━━━━━ SOURCE EXCERPT ━━━━━

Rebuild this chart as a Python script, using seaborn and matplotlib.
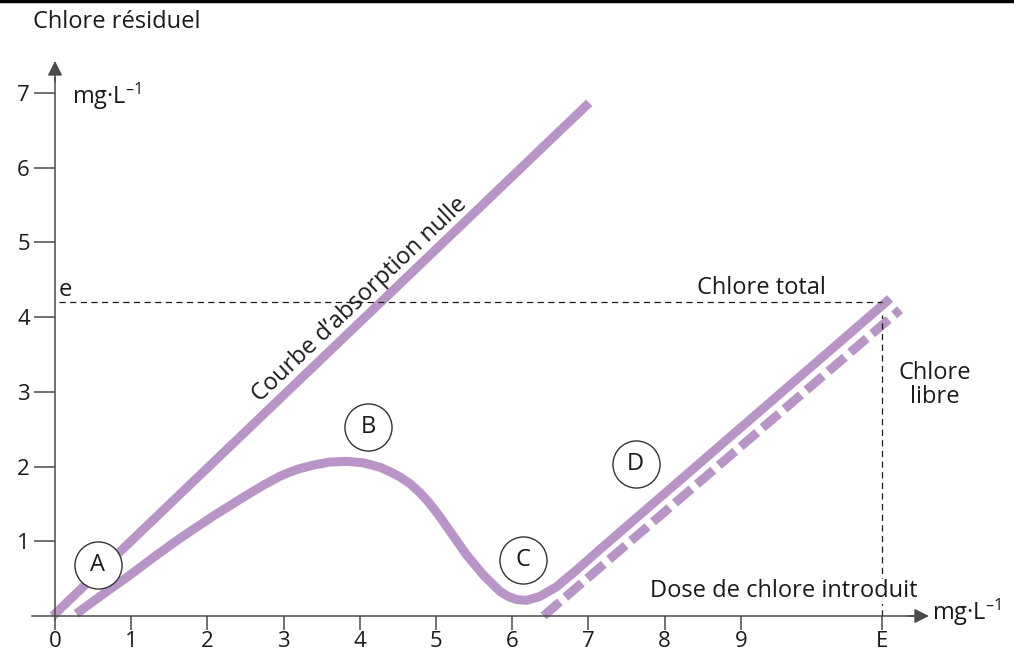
import numpy as np
import pandas as pd
import matplotlib.pyplot as plt
from matplotlib.lines import Line2D
import seaborn as sns

# courbe d'absorption nulle (droite y = x)
absorb_x = [-0.03, 7.01]
absorb_y = [0.0, 6.87]

# chlore total (courbe du break-point)
total_x = [0.28, 0.6, 1.0, 1.3, 1.64, 2.08, 2.3, 2.52, 2.75, 2.95, 3.08, 3.2, 3.39, 3.6,
           3.83, 4.05, 4.27, 4.4, 4.53, 4.66, 4.79, 4.88, 4.96, 5.07, 5.18, 5.29,
           5.40, 5.62, 5.84, 5.95, 6.06, 6.19, 6.36, 6.58, 6.85, 7.15, 10.96]
total_y = [0.03, 0.27, 0.56, 0.79, 1.04, 1.34, 1.48, 1.62, 1.76, 1.87, 1.925, 1.97, 2.02, 2.06,
           2.07, 2.05, 1.99, 1.93, 1.86, 1.77, 1.65, 1.55, 1.45, 1.30, 1.14, 0.98,
           0.82, 0.55, 0.33, 0.26, 0.22, 0.21, 0.26, 0.39, 0.62, 0.89, 4.25]

# chlore libre (pointillés)
libre_x = [6.41, 11.09]
libre_y = [0.0, 4.10]

x_ticks = [0, 1, 2, 3, 4, 5, 6, 7, 8, 9, 10.85]
x_tick_labels = ["0", "1", "2", "3", "4", "5", "6", "7", "8", "9", "E"]
y_ticks = [1, 2, 3, 4, 5, 6, 7]

e_level = 4.2
E_dose = 10.85

zones = ["A", "B", "C", "D"]
zone_x = [0.56, 4.11, 6.14, 7.62]
zone_y = [0.68, 2.53, 0.75, 2.03]

purple = "#b895c6"
ink = "#1c1a1b"
axis_col = "#4a4a4a"

sns.set_style("white")
plt.rcParams["font.family"] = ["Open Sans", "DejaVu Sans"]
plt.rcParams["mathtext.default"] = "regular"

fig = plt.figure(figsize=(10.14, 6.55), dpi=100)
ax = fig.add_axes([0, 0, 1, 1])
ax.set_xlim(-55 / 76.2, (1014 - 55) / 76.2)
ax.set_ylim(-(655 - 616) / 74.7, 616 / 74.7)
ax.patch.set_alpha(0)

lw = 6.5
sns.lineplot(x=absorb_x, y=absorb_y, ax=ax, color=purple, lw=lw,
             solid_capstyle="butt", sort=False)
sns.lineplot(x=total_x, y=total_y, ax=ax, color=purple, lw=lw,
             solid_capstyle="butt", solid_joinstyle="round", sort=False)
sns.lineplot(x=libre_x, y=libre_y, ax=ax, color=purple, lw=lw,
             linestyle=(0, (2.4, 0.8)), dash_capstyle="butt", sort=False)

# repères pointillés e et E
ax.plot([0.05, E_dose], [e_level, e_level], color=ink, lw=0.9, ls=(0, (5, 3.5)))
ax.plot([E_dose, E_dose], [0, 4.03], color=ink, lw=0.9, ls=(0, (5, 3.5)))

# axes
for side in ["top", "right"]:
    ax.spines[side].set_visible(False)
ax.spines["left"].set_position(("data", 0))
ax.spines["bottom"].set_position(("data", 0))
ax.spines["left"].set_bounds(-0.05, 7.2)
ax.spines["bottom"].set_bounds(-0.3, 11.3)
for side in ["left", "bottom"]:
    ax.spines[side].set_color(axis_col)
    ax.spines[side].set_linewidth(1.1)
ax.annotate("", xy=(11.47, 0), xytext=(11.2, 0),
            arrowprops=dict(arrowstyle="-|>", color=axis_col, lw=1.1,
                            mutation_scale=22, shrinkA=0, shrinkB=0))
ax.annotate("", xy=(0, 7.43), xytext=(0, 7.15),
            arrowprops=dict(arrowstyle="-|>", color=axis_col, lw=1.1,
                            mutation_scale=22, shrinkA=0, shrinkB=0))

ax.set_xticks(x_ticks)
ax.set_xticklabels(x_tick_labels)
ax.set_yticks(y_ticks)
ax.tick_params(axis="x", direction="out", length=10, width=1.1, color=axis_col,
               pad=1.0, labelsize=16, labelcolor=ink, bottom=True)
ax.tick_params(axis="y", direction="out", length=15, width=1.1, color=axis_col,
               pad=3.0, labelsize=16, labelcolor=ink, left=True)

# textes
fs = 17
ax.text(-0.29, 7.95, "Chlore résiduel", fontsize=fs, color=ink, ha="left", va="center")
ax.text(0.22, 6.96, "mg·L$^{–1}$", fontsize=fs, color=ink, ha="left", va="center")
ax.text(11.51, 0.05, "mg·L$^{–1}$", fontsize=fs, color=ink, ha="left", va="center")
ax.text(0.14, 4.36, "e", fontsize=fs, color=ink, ha="center", va="center")
ax.text(9.27, 4.39, "Chlore total", fontsize=fs, color=ink, ha="center", va="center")
ax.text(11.55, 3.09, "Chlore\nlibre", fontsize=fs, color=ink, ha="center", va="center",
        linespacing=1.0)
ax.text(9.57, 0.33, "Dose de chlore introduit", fontsize=fs, color=ink,
        ha="center", va="center", zorder=4,
        bbox=dict(facecolor="white", edgecolor="none", pad=0.5))
ax.text(4.0, 4.23, "Courbe d’absorption nulle", fontsize=fs, color=ink,
        ha="center", va="center", rotation=43.5, rotation_mode="anchor")

ax.scatter(zone_x, zone_y, s=1150, facecolor="white", edgecolor="#333333",
           linewidth=1.0, zorder=5)
for lab, zx, zy in zip(zones, zone_x, zone_y):
    ax.text(zx, zy, lab, fontsize=fs, color=ink, ha="center", va="center", zorder=6)

fig.add_artist(Line2D([0, 1], [0.9985, 0.9985], transform=fig.transFigure,
                      color="black", lw=2.5))

fig.savefig("out.png", dpi=100)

━━━━━

— WHAT THE EXERCISE ASKS —
From the first line of the material down to the line containing "4.03], color=ink, lw=0.9, ls=(0, (5, 3.5)))", inclusive, return each line exactly, skipping any picture.

— RESPONSE BELOW —
Rebuild this chart as a Python script, using seaborn and matplotlib.
import numpy as np
import pandas as pd
import matplotlib.pyplot as plt
from matplotlib.lines import Line2D
import seaborn as sns

# courbe d'absorption nulle (droite y = x)
absorb_x = [-0.03, 7.01]
absorb_y = [0.0, 6.87]

# chlore total (courbe du break-point)
total_x = [0.28, 0.6, 1.0, 1.3, 1.64, 2.08, 2.3, 2.52, 2.75, 2.95, 3.08, 3.2, 3.39, 3.6,
           3.83, 4.05, 4.27, 4.4, 4.53, 4.66, 4.79, 4.88, 4.96, 5.07, 5.18, 5.29,
           5.40, 5.62, 5.84, 5.95, 6.06, 6.19, 6.36, 6.58, 6.85, 7.15, 10.96]
total_y = [0.03, 0.27, 0.56, 0.79, 1.04, 1.34, 1.48, 1.62, 1.76, 1.87, 1.925, 1.97, 2.02, 2.06,
           2.07, 2.05, 1.99, 1.93, 1.86, 1.77, 1.65, 1.55, 1.45, 1.30, 1.14, 0.98,
           0.82, 0.55, 0.33, 0.26, 0.22, 0.21, 0.26, 0.39, 0.62, 0.89, 4.25]

# chlore libre (pointillés)
libre_x = [6.41, 11.09]
libre_y = [0.0, 4.10]

x_ticks = [0, 1, 2, 3, 4, 5, 6, 7, 8, 9, 10.85]
x_tick_labels = ["0", "1", "2", "3", "4", "5", "6", "7", "8", "9", "E"]
y_ticks = [1, 2, 3, 4, 5, 6, 7]

e_level = 4.2
E_dose = 10.85

zones = ["A", "B", "C", "D"]
zone_x = [0.56, 4.11, 6.14, 7.62]
zone_y = [0.68, 2.53, 0.75, 2.03]

purple = "#b895c6"
ink = "#1c1a1b"
axis_col = "#4a4a4a"

sns.set_style("white")
plt.rcParams["font.family"] = ["Open Sans", "DejaVu Sans"]
plt.rcParams["mathtext.default"] = "regular"

fig = plt.figure(figsize=(10.14, 6.55), dpi=100)
ax = fig.add_axes([0, 0, 1, 1])
ax.set_xlim(-55 / 76.2, (1014 - 55) / 76.2)
ax.set_ylim(-(655 - 616) / 74.7, 616 / 74.7)
ax.patch.set_alpha(0)

lw = 6.5
sns.lineplot(x=absorb_x, y=absorb_y, ax=ax, color=purple, lw=lw,
             solid_capstyle="butt", sort=False)
sns.lineplot(x=total_x, y=total_y, ax=ax, color=purple, lw=lw,
             solid_capstyle="butt", solid_joinstyle="round", sort=False)
sns.lineplot(x=libre_x, y=libre_y, ax=ax, color=purple, lw=lw,
             linestyle=(0, (2.4, 0.8)), dash_capstyle="butt", sort=False)

# repères pointillés e et E
ax.plot([0.05, E_dose], [e_level, e_level], color=ink, lw=0.9, ls=(0, (5, 3.5)))
ax.plot([E_dose, E_dose], [0, 4.03], color=ink, lw=0.9, ls=(0, (5, 3.5)))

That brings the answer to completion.